Directive
Retype the material below. Keep every word exactly as it is.

-- Start --

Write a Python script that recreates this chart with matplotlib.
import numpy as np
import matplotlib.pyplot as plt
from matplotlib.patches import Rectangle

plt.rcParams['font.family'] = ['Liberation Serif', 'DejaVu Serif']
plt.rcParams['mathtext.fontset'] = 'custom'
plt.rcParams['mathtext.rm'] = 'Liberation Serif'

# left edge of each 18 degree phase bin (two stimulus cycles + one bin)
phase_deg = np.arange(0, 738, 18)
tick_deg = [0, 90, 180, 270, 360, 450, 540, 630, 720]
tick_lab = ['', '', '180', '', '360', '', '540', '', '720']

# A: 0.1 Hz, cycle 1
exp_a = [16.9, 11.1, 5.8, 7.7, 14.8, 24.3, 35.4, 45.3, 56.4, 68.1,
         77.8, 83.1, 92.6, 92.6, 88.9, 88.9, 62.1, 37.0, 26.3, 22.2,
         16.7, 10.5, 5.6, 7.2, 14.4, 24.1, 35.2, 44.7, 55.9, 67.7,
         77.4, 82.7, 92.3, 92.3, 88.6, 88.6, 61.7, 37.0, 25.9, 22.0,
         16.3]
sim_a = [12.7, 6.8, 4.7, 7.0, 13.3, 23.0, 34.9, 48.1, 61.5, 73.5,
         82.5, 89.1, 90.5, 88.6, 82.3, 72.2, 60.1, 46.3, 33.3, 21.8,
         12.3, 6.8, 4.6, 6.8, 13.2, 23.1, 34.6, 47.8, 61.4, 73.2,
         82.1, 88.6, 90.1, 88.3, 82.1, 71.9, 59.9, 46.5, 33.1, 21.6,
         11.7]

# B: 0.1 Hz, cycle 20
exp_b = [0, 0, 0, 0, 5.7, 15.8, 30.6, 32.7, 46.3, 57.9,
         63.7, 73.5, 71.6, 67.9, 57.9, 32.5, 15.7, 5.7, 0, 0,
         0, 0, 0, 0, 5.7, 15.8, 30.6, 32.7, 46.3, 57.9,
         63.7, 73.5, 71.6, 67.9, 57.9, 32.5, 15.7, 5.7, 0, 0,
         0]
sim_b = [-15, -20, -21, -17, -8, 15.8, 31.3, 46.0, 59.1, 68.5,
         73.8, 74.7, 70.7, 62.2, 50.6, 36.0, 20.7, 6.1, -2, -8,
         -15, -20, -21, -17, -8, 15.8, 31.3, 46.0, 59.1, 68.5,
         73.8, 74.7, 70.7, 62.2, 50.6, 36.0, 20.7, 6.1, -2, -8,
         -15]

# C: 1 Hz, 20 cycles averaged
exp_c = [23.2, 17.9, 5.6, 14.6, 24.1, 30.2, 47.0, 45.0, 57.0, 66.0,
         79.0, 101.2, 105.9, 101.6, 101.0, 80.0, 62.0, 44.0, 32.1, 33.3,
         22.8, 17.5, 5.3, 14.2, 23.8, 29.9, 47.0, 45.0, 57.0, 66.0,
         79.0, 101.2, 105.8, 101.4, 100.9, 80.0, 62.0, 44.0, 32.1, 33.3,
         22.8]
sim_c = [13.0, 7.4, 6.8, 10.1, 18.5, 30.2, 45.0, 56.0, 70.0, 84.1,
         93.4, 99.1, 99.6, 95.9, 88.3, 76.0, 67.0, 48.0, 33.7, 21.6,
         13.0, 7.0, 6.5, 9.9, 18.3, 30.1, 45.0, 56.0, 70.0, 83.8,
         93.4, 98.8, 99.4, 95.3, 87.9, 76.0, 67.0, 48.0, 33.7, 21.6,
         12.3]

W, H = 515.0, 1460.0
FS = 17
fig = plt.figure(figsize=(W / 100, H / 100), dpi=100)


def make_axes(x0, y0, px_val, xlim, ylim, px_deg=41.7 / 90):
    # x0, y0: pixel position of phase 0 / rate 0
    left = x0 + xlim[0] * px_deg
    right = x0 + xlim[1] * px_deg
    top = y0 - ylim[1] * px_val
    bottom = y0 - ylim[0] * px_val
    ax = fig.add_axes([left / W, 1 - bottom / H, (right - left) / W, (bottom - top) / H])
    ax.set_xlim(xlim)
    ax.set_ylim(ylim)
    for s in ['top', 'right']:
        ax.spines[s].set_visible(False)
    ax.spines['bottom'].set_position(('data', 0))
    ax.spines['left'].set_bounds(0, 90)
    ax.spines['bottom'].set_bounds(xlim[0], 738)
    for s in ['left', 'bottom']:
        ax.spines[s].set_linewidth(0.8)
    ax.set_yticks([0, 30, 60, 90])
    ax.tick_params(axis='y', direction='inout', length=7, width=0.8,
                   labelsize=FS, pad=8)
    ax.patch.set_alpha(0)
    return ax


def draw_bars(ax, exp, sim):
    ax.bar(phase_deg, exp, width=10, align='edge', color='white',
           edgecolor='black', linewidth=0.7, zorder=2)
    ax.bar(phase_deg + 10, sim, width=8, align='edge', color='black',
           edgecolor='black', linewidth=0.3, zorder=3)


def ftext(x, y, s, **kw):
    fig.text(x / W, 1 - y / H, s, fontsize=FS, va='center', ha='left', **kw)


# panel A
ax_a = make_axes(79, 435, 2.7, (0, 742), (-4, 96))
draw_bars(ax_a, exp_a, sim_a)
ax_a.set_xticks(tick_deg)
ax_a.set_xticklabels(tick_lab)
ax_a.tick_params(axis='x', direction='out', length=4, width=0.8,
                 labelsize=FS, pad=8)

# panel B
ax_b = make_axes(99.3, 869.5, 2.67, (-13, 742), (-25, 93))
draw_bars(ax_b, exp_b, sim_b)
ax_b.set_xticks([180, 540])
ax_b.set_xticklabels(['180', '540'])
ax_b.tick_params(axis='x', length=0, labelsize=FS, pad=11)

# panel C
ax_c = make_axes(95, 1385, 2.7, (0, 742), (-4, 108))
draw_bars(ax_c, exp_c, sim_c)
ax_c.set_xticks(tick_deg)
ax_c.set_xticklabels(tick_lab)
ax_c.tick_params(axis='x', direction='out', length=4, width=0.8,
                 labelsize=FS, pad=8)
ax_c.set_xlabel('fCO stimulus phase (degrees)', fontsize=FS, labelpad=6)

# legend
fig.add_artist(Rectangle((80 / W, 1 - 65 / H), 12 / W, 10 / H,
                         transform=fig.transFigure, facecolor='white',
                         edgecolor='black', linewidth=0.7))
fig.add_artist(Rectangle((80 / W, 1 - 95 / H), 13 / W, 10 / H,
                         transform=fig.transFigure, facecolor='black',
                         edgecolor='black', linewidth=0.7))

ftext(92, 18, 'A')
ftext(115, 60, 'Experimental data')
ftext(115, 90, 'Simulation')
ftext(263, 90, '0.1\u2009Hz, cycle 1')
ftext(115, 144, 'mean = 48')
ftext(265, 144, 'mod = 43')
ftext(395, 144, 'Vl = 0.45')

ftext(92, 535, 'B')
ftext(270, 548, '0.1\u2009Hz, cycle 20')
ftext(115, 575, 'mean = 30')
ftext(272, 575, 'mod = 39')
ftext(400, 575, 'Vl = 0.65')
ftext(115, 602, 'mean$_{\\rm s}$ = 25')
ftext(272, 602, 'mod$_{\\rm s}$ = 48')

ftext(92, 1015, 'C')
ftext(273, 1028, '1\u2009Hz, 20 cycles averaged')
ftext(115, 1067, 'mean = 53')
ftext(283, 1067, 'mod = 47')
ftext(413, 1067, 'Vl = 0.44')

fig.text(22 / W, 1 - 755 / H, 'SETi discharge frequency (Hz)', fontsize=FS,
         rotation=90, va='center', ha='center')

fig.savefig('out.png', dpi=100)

-- End --

Finished exercise
Write a Python script that recreates this chart with matplotlib.
import numpy as np
import matplotlib.pyplot as plt
from matplotlib.patches import Rectangle

plt.rcParams['font.family'] = ['Liberation Serif', 'DejaVu Serif']
plt.rcParams['mathtext.fontset'] = 'custom'
plt.rcParams['mathtext.rm'] = 'Liberation Serif'

# left edge of each 18 degree phase bin (two stimulus cycles + one bin)
phase_deg = np.arange(0, 738, 18)
tick_deg = [0, 90, 180, 270, 360, 450, 540, 630, 720]
tick_lab = ['', '', '180', '', '360', '', '540', '', '720']

# A: 0.1 Hz, cycle 1
exp_a = [16.9, 11.1, 5.8, 7.7, 14.8, 24.3, 35.4, 45.3, 56.4, 68.1,
         77.8, 83.1, 92.6, 92.6, 88.9, 88.9, 62.1, 37.0, 26.3, 22.2,
         16.7, 10.5, 5.6, 7.2, 14.4, 24.1, 35.2, 44.7, 55.9, 67.7,
         77.4, 82.7, 92.3, 92.3, 88.6, 88.6, 61.7, 37.0, 25.9, 22.0,
         16.3]
sim_a = [12.7, 6.8, 4.7, 7.0, 13.3, 23.0, 34.9, 48.1, 61.5, 73.5,
         82.5, 89.1, 90.5, 88.6, 82.3, 72.2, 60.1, 46.3, 33.3, 21.8,
         12.3, 6.8, 4.6, 6.8, 13.2, 23.1, 34.6, 47.8, 61.4, 73.2,
         82.1, 88.6, 90.1, 88.3, 82.1, 71.9, 59.9, 46.5, 33.1, 21.6,
         11.7]

# B: 0.1 Hz, cycle 20
exp_b = [0, 0, 0, 0, 5.7, 15.8, 30.6, 32.7, 46.3, 57.9,
         63.7, 73.5, 71.6, 67.9, 57.9, 32.5, 15.7, 5.7, 0, 0,
         0, 0, 0, 0, 5.7, 15.8, 30.6, 32.7, 46.3, 57.9,
         63.7, 73.5, 71.6, 67.9, 57.9, 32.5, 15.7, 5.7, 0, 0,
         0]
sim_b = [-15, -20, -21, -17, -8, 15.8, 31.3, 46.0, 59.1, 68.5,
         73.8, 74.7, 70.7, 62.2, 50.6, 36.0, 20.7, 6.1, -2, -8,
         -15, -20, -21, -17, -8, 15.8, 31.3, 46.0, 59.1, 68.5,
         73.8, 74.7, 70.7, 62.2, 50.6, 36.0, 20.7, 6.1, -2, -8,
         -15]

# C: 1 Hz, 20 cycles averaged
exp_c = [23.2, 17.9, 5.6, 14.6, 24.1, 30.2, 47.0, 45.0, 57.0, 66.0,
         79.0, 101.2, 105.9, 101.6, 101.0, 80.0, 62.0, 44.0, 32.1, 33.3,
         22.8, 17.5, 5.3, 14.2, 23.8, 29.9, 47.0, 45.0, 57.0, 66.0,
         79.0, 101.2, 105.8, 101.4, 100.9, 80.0, 62.0, 44.0, 32.1, 33.3,
         22.8]
sim_c = [13.0, 7.4, 6.8, 10.1, 18.5, 30.2, 45.0, 56.0, 70.0, 84.1,
         93.4, 99.1, 99.6, 95.9, 88.3, 76.0, 67.0, 48.0, 33.7, 21.6,
         13.0, 7.0, 6.5, 9.9, 18.3, 30.1, 45.0, 56.0, 70.0, 83.8,
         93.4, 98.8, 99.4, 95.3, 87.9, 76.0, 67.0, 48.0, 33.7, 21.6,
         12.3]

W, H = 515.0, 1460.0
FS = 17
fig = plt.figure(figsize=(W / 100, H / 100), dpi=100)


def make_axes(x0, y0, px_val, xlim, ylim, px_deg=41.7 / 90):
    # x0, y0: pixel position of phase 0 / rate 0
    left = x0 + xlim[0] * px_deg
    right = x0 + xlim[1] * px_deg
    top = y0 - ylim[1] * px_val
    bottom = y0 - ylim[0] * px_val
    ax = fig.add_axes([left / W, 1 - bottom / H, (right - left) / W, (bottom - top) / H])
    ax.set_xlim(xlim)
    ax.set_ylim(ylim)
    for s in ['top', 'right']:
        ax.spines[s].set_visible(False)
    ax.spines['bottom'].set_position(('data', 0))
    ax.spines['left'].set_bounds(0, 90)
    ax.spines['bottom'].set_bounds(xlim[0], 738)
    for s in ['left', 'bottom']:
        ax.spines[s].set_linewidth(0.8)
    ax.set_yticks([0, 30, 60, 90])
    ax.tick_params(axis='y', direction='inout', length=7, width=0.8,
                   labelsize=FS, pad=8)
    ax.patch.set_alpha(0)
    return ax


def draw_bars(ax, exp, sim):
    ax.bar(phase_deg, exp, width=10, align='edge', color='white',
           edgecolor='black', linewidth=0.7, zorder=2)
    ax.bar(phase_deg + 10, sim, width=8, align='edge', color='black',
           edgecolor='black', linewidth=0.3, zorder=3)


def ftext(x, y, s, **kw):
    fig.text(x / W, 1 - y / H, s, fontsize=FS, va='center', ha='left', **kw)


# panel A
ax_a = make_axes(79, 435, 2.7, (0, 742), (-4, 96))
draw_bars(ax_a, exp_a, sim_a)
ax_a.set_xticks(tick_deg)
ax_a.set_xticklabels(tick_lab)
ax_a.tick_params(axis='x', direction='out', length=4, width=0.8,
                 labelsize=FS, pad=8)

# panel B
ax_b = make_axes(99.3, 869.5, 2.67, (-13, 742), (-25, 93))
draw_bars(ax_b, exp_b, sim_b)
ax_b.set_xticks([180, 540])
ax_b.set_xticklabels(['180', '540'])
ax_b.tick_params(axis='x', length=0, labelsize=FS, pad=11)

# panel C
ax_c = make_axes(95, 1385, 2.7, (0, 742), (-4, 108))
draw_bars(ax_c, exp_c, sim_c)
ax_c.set_xticks(tick_deg)
ax_c.set_xticklabels(tick_lab)
ax_c.tick_params(axis='x', direction='out', length=4, width=0.8,
                 labelsize=FS, pad=8)
ax_c.set_xlabel('fCO stimulus phase (degrees)', fontsize=FS, labelpad=6)

# legend
fig.add_artist(Rectangle((80 / W, 1 - 65 / H), 12 / W, 10 / H,
                         transform=fig.transFigure, facecolor='white',
                         edgecolor='black', linewidth=0.7))
fig.add_artist(Rectangle((80 / W, 1 - 95 / H), 13 / W, 10 / H,
                         transform=fig.transFigure, facecolor='black',
                         edgecolor='black', linewidth=0.7))

ftext(92, 18, 'A')
ftext(115, 60, 'Experimental data')
ftext(115, 90, 'Simulation')
ftext(263, 90, '0.1\u2009Hz, cycle 1')
ftext(115, 144, 'mean = 48')
ftext(265, 144, 'mod = 43')
ftext(395, 144, 'Vl = 0.45')

ftext(92, 535, 'B')
ftext(270, 548, '0.1\u2009Hz, cycle 20')
ftext(115, 575, 'mean = 30')
ftext(272, 575, 'mod = 39')
ftext(400, 575, 'Vl = 0.65')
ftext(115, 602, 'mean$_{\\rm s}$ = 25')
ftext(272, 602, 'mod$_{\\rm s}$ = 48')

ftext(92, 1015, 'C')
ftext(273, 1028, '1\u2009Hz, 20 cycles averaged')
ftext(115, 1067, 'mean = 53')
ftext(283, 1067, 'mod = 47')
ftext(413, 1067, 'Vl = 0.44')

fig.text(22 / W, 1 - 755 / H, 'SETi discharge frequency (Hz)', fontsize=FS,
         rotation=90, va='center', ha='center')

fig.savefig('out.png', dpi=100)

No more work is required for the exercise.